然而,這些實踐成果的應用卻面臨著傳播困境。傳統臨摹作品雖具備較高的學術性,但因數量少、臨摹耗時長等因素,大多用于研究、保護、教學工作,很少以展覽、研究成果的形式走出洞窟,走向大眾。此時,數字技術的合理介入是滿足公眾訴求的必由之路,也是讓靜默千年的文化遺產“活”起來的必然要求。數字復制、VR技術、3D動畫復原演示、線上展覽、配套互動游戲等高科技,為盤活傳統壁畫這個超級IP提供了無限可能,也為壁畫保護提供了新思路。法國拉斯科洞穴在對外開放15年后,因不堪游客重負,選擇永久關閉以保護壁畫,同時另外向參觀者開放仿制洞穴,并通過巡展的方式傳播人類藝術文明。這對當下游客日益增多的國內壁畫文物保護單位來說,同樣具有借鑒意義。游客的涌入,使不少學者擔憂這樣的參觀狀況是否會對壁畫產生不可逆傷害。與其擔憂,不如盡早用技術為藝術解圍。數字復制不僅可以分眾引流,擴大傳播范圍,降低欣賞門檻,也可以更清晰地再現藝術真實面貌。
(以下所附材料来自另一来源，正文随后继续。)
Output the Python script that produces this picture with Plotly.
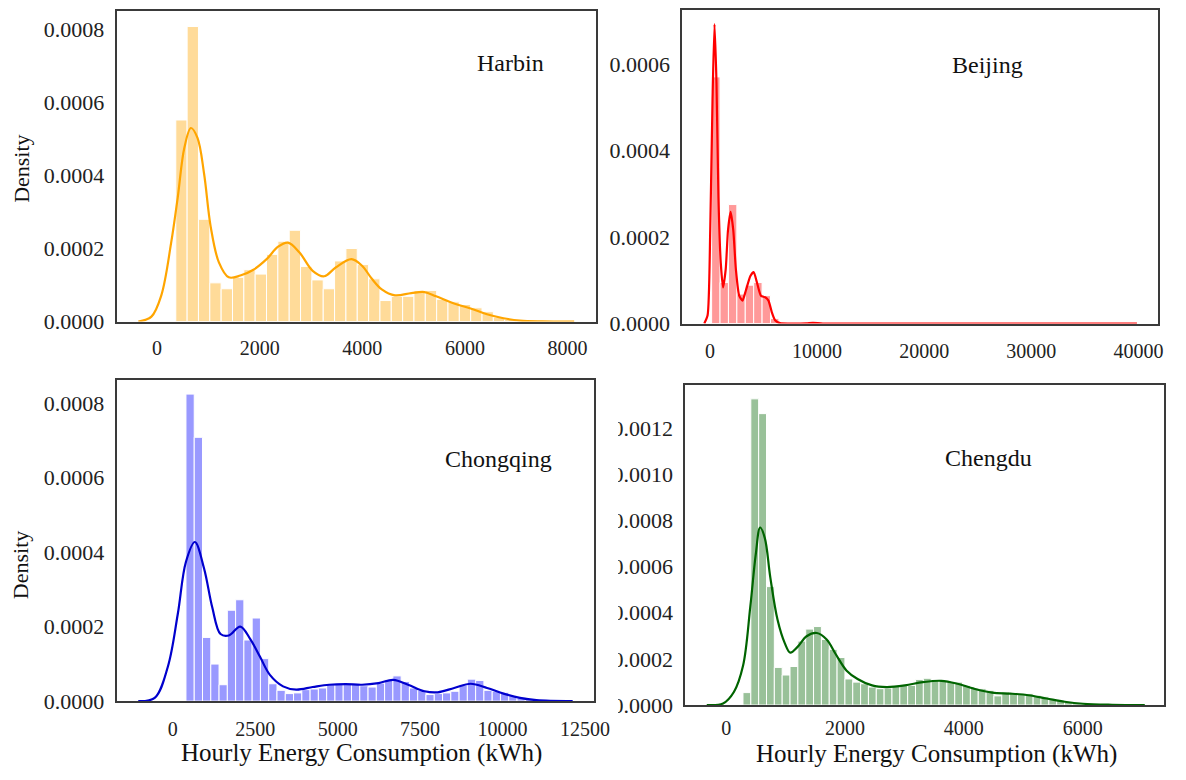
import plotly.graph_objects as go

W, H = 1186, 780

# ---------------- Harbin ----------------
harbin_bin_start = 365
harbin_bin_width = 221
harbin_density = [0.000552, 0.000808, 0.000280, 0.000106, 0.0000898, 0.000121, 0.000142,
                  0.000130, 0.000184, 0.000220, 0.000250, 0.000151, 0.000114, 0.0000898,
                  0.000166, 0.000200, 0.000156, 0.000117, 0.0000575, 0.0000691, 0.0000691,
                  0.0000853, 0.0000853, 0.0000611, 0.0000539, 0.0000467, 0.0000377, 0.0000269,
                  0.000012, 0.000006]
harbin_kde_x = [-365, -110, 83, 275, 404, 532, 660, 788, 917, 1045, 1205, 1397, 1622, 1878,
                2135, 2359, 2551, 2776, 3032, 3256, 3481, 3788, 3994, 4186, 4378, 4635, 4955,
                5212, 5436, 5788, 6109, 6429, 6750, 7071, 7500, 8128]
harbin_kde_y = [0.0, 0.0000135, 0.0000718, 0.000216, 0.000341, 0.000476, 0.000530, 0.000503,
                0.000404, 0.000260, 0.000162, 0.000121, 0.000126, 0.000142, 0.000171, 0.000205,
                0.000216, 0.000189, 0.000139, 0.000124, 0.000148, 0.000171, 0.000153, 0.000117,
                0.000088, 0.0000718, 0.0000781, 0.0000808, 0.0000691, 0.0000494, 0.0000359,
                0.0000198, 0.000009, 0.0000027, 0.0000005, 0.0]
harbin_xticks = [0, 2000, 4000, 6000, 8000]
harbin_yticks = [0, 0.0002, 0.0004, 0.0006, 0.0008]

# ---------------- Beijing ----------------
beijing_bin_start = 160
beijing_bin_width = 785
beijing_density = [0.000570, 0.0000947, 0.000275, 0.0000680, 0.0000886, 0.0000947,
                   0.0000644, 0.0000114]
beijing_kde_x = [-525, -215, 31, 246, 430, 614, 798, 1014, 1229, 1475, 1690, 1935, 2181,
                 2427, 2734, 3041, 3349, 3779, 4086, 4393, 4762, 5161, 5468, 5775, 6083,
                 6544, 7742, 9000, 9613, 10535, 15000, 25000, 39860]
beijing_kde_y = [0.0, 0.0000189, 0.000216, 0.000519, 0.000692, 0.000557, 0.000292, 0.000140,
                 0.0000833, 0.000125, 0.000216, 0.000258, 0.000216, 0.000125, 0.0000644,
                 0.000053, 0.0000758, 0.000110, 0.000119, 0.0000947, 0.0000644, 0.0000606,
                 0.000053, 0.0000265, 0.0000076, 0.0000008, 0.0, 0.0000005, 0.0000015, 0.0,
                 0.0, 0.0, 0.0]
beijing_xticks = [0, 10000, 20000, 30000, 40000]
beijing_yticks = [0, 0.0002, 0.0004, 0.0006]

# ---------------- Chongqing ----------------
chongqing_bin_start = 399
chongqing_bin_width = 251
chongqing_density = [0.000824, 0.000708, 0.000171, 0.0000994, 0.0000440, 0.000244, 0.000272,
                     0.000164, 0.000223, 0.000114, 0.0000466, 0.0000290, 0.0000202, 0.0000220,
                     0.0000308, 0.0000325, 0.0000352, 0.0000440, 0.0000466, 0.0000466,
                     0.0000466, 0.0000413, 0.0000378, 0.0000484, 0.0000572, 0.0000677,
                     0.0000528, 0.0000352, 0.0000290, 0.0000176, 0.0000202, 0.0000220,
                     0.0000264, 0.0000440, 0.0000589, 0.0000554, 0.0000290, 0.0000264,
                     0.0000237, 0.0000150, 0.0000088, 0.0000044]
chongqing_kde_x = [-1048, -549, -150, 150, 399, 669, 948, 1198, 1447, 1697, 2046, 2345, 2645,
                   2944, 3343, 3743, 4242, 4741, 5240, 5739, 6238, 6687, 7136, 7635, 8034,
                   8533, 9032, 9531, 10030, 10529, 11028, 12126]
chongqing_kde_y = [0.0, 0.0000088, 0.0000923, 0.000233, 0.000374, 0.000427, 0.000356,
                   0.000251, 0.000180, 0.000176, 0.000200, 0.000167, 0.000119, 0.0000704,
                   0.0000396, 0.0000308, 0.0000378, 0.0000440, 0.0000457, 0.0000440,
                   0.0000484, 0.0000572, 0.0000440, 0.0000264, 0.0000237, 0.0000352,
                   0.0000466, 0.0000352, 0.0000202, 0.0000088, 0.0000026, 0.0]
chongqing_xticks = [0, 2500, 5000, 7500, 10000, 12500]
chongqing_yticks = [0, 0.0002, 0.0004, 0.0006, 0.0008]

# ---------------- Chengdu ----------------
chengdu_bin_start = 282
chengdu_bin_width = 132
chengdu_density = [0.0000539, 0.001326, 0.001262, 0.000513, 0.000163, 0.000130, 0.000167,
                   0.000277, 0.000329, 0.000340, 0.000284, 0.000241, 0.000206, 0.000113,
                   0.0000993, 0.0000922, 0.0000780, 0.0000709, 0.0000737, 0.0000851,
                   0.0000851, 0.0000851, 0.000111, 0.000116, 0.000106, 0.000106, 0.000102,
                   0.0000993, 0.0000851, 0.0000737, 0.0000709, 0.0000638, 0.0000397,
                   0.0000567, 0.0000539, 0.0000496, 0.0000496, 0.0000425, 0.0000355,
                   0.0000284, 0.0000213, 0.0000142, 0.0000085]
chengdu_kde_x = [-328, -53, 129, 283, 405, 497, 571, 650, 742, 864, 987, 1078, 1201, 1353,
                 1525, 1691, 1844, 2027, 2211, 2455, 2700, 3007, 3312, 3619, 3894, 4170, 4475,
                 4781, 5086, 5393, 5698, 6005, 6494, 7045]
chengdu_kde_y = [0.0, 0.0000071, 0.0000567, 0.000170, 0.000425, 0.000652, 0.000769, 0.000723,
                 0.000553, 0.000369, 0.000267, 0.000227, 0.000252, 0.000298, 0.000312,
                 0.000284, 0.000220, 0.000149, 0.000113, 0.0000851, 0.0000780, 0.0000851,
                 0.0000993, 0.000105, 0.0000922, 0.0000709, 0.0000539, 0.0000496, 0.0000425,
                 0.0000284, 0.0000142, 0.0000057, 0.0000014, 0.0]
chengdu_xticks = [0, 2000, 4000, 6000]
chengdu_yticks = [0, 0.0002, 0.0004, 0.0006, 0.0008, 0.0010, 0.0012]

x_label = "Hourly Energy Consumption (kWh)"
y_label = "Density"

SERIF = "Liberation Serif, Times New Roman, serif"
FRAME = "#3a3a3a"

panels = [
    dict(name="Harbin", start=harbin_bin_start, width=harbin_bin_width, dens=harbin_density,
         kx=harbin_kde_x, ky=harbin_kde_y, line="#FFA500", bar="rgba(255,165,0,0.4)",
         box=(118, 604, 11, 327), xr=[-790, 8560], yr=[0, 0.000851],
         xt=harbin_xticks, yt=harbin_yticks, title_xy=(517, 64), smooth=1.0, xpad=8),
    dict(name="Beijing", start=beijing_bin_start, width=beijing_bin_width, dens=beijing_density,
         kx=beijing_kde_x, ky=beijing_kde_y, line="#FF0000", bar="rgba(255,0,0,0.4)",
         box=(691, 1173, 10, 329), xr=[-2580, 41840], yr=[0, 0.000725],
         xt=beijing_xticks, yt=beijing_yticks, title_xy=(1000, 66), smooth=0.6, xpad=9),
    dict(name="Chongqing", start=chongqing_bin_start, width=chongqing_bin_width,
         dens=chongqing_density, kx=chongqing_kde_x, ky=chongqing_kde_y, line="#0000CD",
         bar="rgba(0,0,255,0.4)", box=(118, 602, 386, 713), xr=[-1707, 12785],
         yr=[0, 0.000863], xt=chongqing_xticks, yt=chongqing_yticks, title_xy=(505, 467),
         smooth=1.0, xpad=9),
    dict(name="Chengdu", start=chengdu_bin_start, width=chengdu_bin_width, dens=chengdu_density,
         kx=chengdu_kde_x, ky=chengdu_kde_y, line="#006400", bar="rgba(0,100,0,0.4)",
         box=(694, 1179, 392, 717), xr=[-690, 7370], yr=[0, 0.001384],
         xt=chengdu_xticks, yt=chengdu_yticks, title_xy=(1001, 466), smooth=1.0, xpad=4),
]

fig = go.Figure()
layout = dict(width=W, height=H, margin=dict(l=0, r=0, t=0, b=0), showlegend=False,
              paper_bgcolor="white", plot_bgcolor="white", barmode="overlay")
annotations = []

for i, p in enumerate(panels, start=1):
    xa = "x" if i == 1 else f"x{i}"
    ya = "y" if i == 1 else f"y{i}"
    centers = [p["start"] + p["width"] * (k + 0.5) for k in range(len(p["dens"]))]
    fig.add_trace(go.Bar(x=centers, y=p["dens"], width=p["width"], marker_color=p["bar"],
                         marker_line_color="white", marker_line_width=1.0,
                         xaxis=xa, yaxis=ya))
    fig.add_trace(go.Scatter(x=p["kx"], y=p["ky"], mode="lines",
                             line=dict(color=p["line"], width=2.2, shape="spline",
                                       smoothing=p["smooth"]),
                             xaxis=xa, yaxis=ya))
    x0, x1, y0, y1 = p["box"]
    axis_common = dict(showline=True, mirror=True, linecolor=FRAME, linewidth=1.6,
                       showgrid=False, zeroline=False, ticks="")
    layout["xaxis" + ("" if i == 1 else str(i))] = dict(
        axis_common, domain=[x0 / W, x1 / W], range=p["xr"], tickvals=p["xt"],
        ticktext=[str(v) for v in p["xt"]], anchor=ya, ticklabelstandoff=p["xpad"],
        tickfont=dict(family=SERIF, size=20, color="#222"))
    layout["yaxis" + ("" if i == 1 else str(i))] = dict(
        axis_common, domain=[1 - y1 / H, 1 - y0 / H], range=p["yr"], tickvals=p["yt"],
        ticktext=[f"{v:.4f}" for v in p["yt"]], anchor=xa, ticklabelstandoff=6,
        tickfont=dict(family=SERIF, size=22, color="#222"))
    tx, ty = p["title_xy"]
    annotations.append(dict(text=p["name"], x=tx / W, y=1 - ty / H, xref="paper",
                            yref="paper", showarrow=False, xanchor="center", yanchor="middle",
                            font=dict(family=SERIF, size=24, color="#111")))

for yc in (172, 575):
    annotations.append(dict(text=y_label, x=21 / W, y=1 - yc / H, xref="paper", yref="paper",
                            showarrow=False, textangle=-90, xanchor="center",
                            yanchor="middle", font=dict(family=SERIF, size=22, color="#111")))
for xc, yc in ((366, 766), (948, 767)):
    annotations.append(dict(text=x_label, x=xc / W, y=1 - yc / H,
                            xref="paper", yref="paper", showarrow=False, xanchor="center",
                            yanchor="middle", borderpad=0,
                            font=dict(family=SERIF, size=25, color="#111")))

layout["annotations"] = annotations
# white strip trimming the left edge of the Chengdu density labels
layout["shapes"] = [dict(type="rect", xref="paper", yref="paper", x0=606 / W, x1=626 / W,
                         y0=1 - 726 / H, y1=1 - 420 / H, fillcolor="white",
                         line=dict(width=0), layer="above")]
fig.update_layout(**layout)
fig.write_html("out.html")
“復制”與“臨摹”雖在形式上都是儲存歷史副本,但不能等同于一個概念,前者機械高效,后者凝聚匠心。臨摹較之復制,更能反映出當代藝術創作者對古代壁畫的思考,在線條色彩中感神魄、促創作。然而復制技術之于當下的文物研究更具催化劑作用,其客觀性使如服飾、建筑、歷史等學科研究者能夠得到更準確的資料。在許多高校壁畫專業課中,對著高清數字圖像資料進行研究性臨摹已成為一種藝術創作訓練手段。可見,手工臨摹與機器復制并非對立關系。復制的藍本源于古人繪就的壁畫,而復制品又為今人臨摹古代藝術提供了便捷途徑。因此,從不同目的出發,復制與臨摹二者各具價值。
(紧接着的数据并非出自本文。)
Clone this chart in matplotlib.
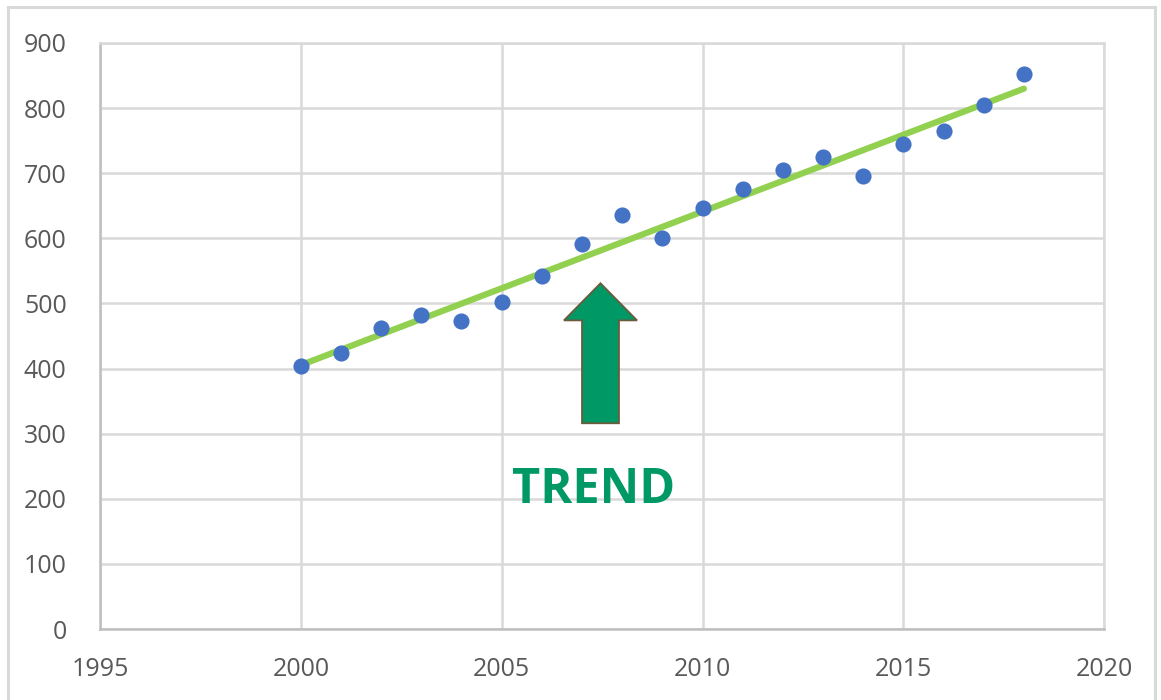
import numpy as np
import matplotlib.pyplot as plt
from matplotlib.patches import Rectangle

years = [2000, 2001, 2002, 2003, 2004, 2005, 2006, 2007, 2008, 2009,
         2010, 2011, 2012, 2013, 2014, 2015, 2016, 2017, 2018]
values = [404, 424, 463, 483, 473, 502, 542, 591, 636, 601,
          646, 676, 705, 725, 696, 745, 765, 805, 852]
x_ticks = [1995, 2000, 2005, 2010, 2015, 2020]
y_ticks = [0, 100, 200, 300, 400, 500, 600, 700, 800, 900]
label = "TREND"

plt.rcParams['font.family'] = ['Open Sans', 'DejaVu Sans']

fig = plt.figure(figsize=(11.61, 7.0), dpi=100)
ax = fig.add_axes([0.0861, 0.1014, 0.8650, 0.8372])

fig.patches.append(Rectangle((0.007, -0.01), 0.988, 1.0, transform=fig.transFigure,
                             fill=False, edgecolor='#d9d9d9', linewidth=2.2))

# trend line from least squares fit
x = np.array(years, dtype=float)
y = np.array(values, dtype=float)
m, b = np.polyfit(x, y, 1)
ax.plot([x[0], x[-1]], [m * x[0] + b, m * x[-1] + b], color='#92d050',
        linewidth=4.5, solid_capstyle='round', zorder=3)

ax.scatter(years, values, s=135, color='#4472c4', zorder=4, linewidths=0)

# arrow + label
ax.arrow(2007.46, 316, 0, 215, width=0.92, head_width=1.82, head_length=57,
         length_includes_head=True, facecolor='#009966', edgecolor='#6b5a3c',
         linewidth=1.3, zorder=5)
ax.text(2007.3, 212, label, color='#009966', fontsize=35, fontweight='bold',
        ha='center', va='center', zorder=5)

ax.set_xlim(1995, 2020)
ax.set_ylim(0, 900)
ax.set_xticks(x_ticks)
ax.set_yticks(y_ticks)
ax.grid(True, color='#d9d9d9', linewidth=1.8)
ax.set_axisbelow(True)
ax.tick_params(length=0, labelsize=18, labelcolor='#595959', pad=24)
ax.tick_params(axis='x', pad=20)
for side in ['top', 'right']:
    ax.spines[side].set_color('#d9d9d9')
    ax.spines[side].set_linewidth(1.8)
for side in ['left', 'bottom']:
    ax.spines[side].set_color('#bfbfbf')
    ax.spines[side].set_linewidth(1.8)

plt.savefig('out.png', dpi=100)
壁畫,歸根結底是人的藝術。無論使用哪種手段,最終是為了向古人的藝術世界靠攏,也是為了使當代藝術創作能夠充分繼承傳統精神。如今的傳統壁畫臨摹工作,依然面臨臨摹標準不統一、教學體系不成熟等現實問題。而在數字化技術運用中,也存在著泛娛樂化、簡單形式化等傾向。因此,數字時代的壁畫保護研究,不是單行道,而應多軌并行,兼取優長,不斷完善自身價值評判體系。在確保文物“內容為王”的整體原則下,重視技術與藝術的交叉融合,不斷提升壁畫的臨摹與數字化水平,讓千年壁畫重現華光。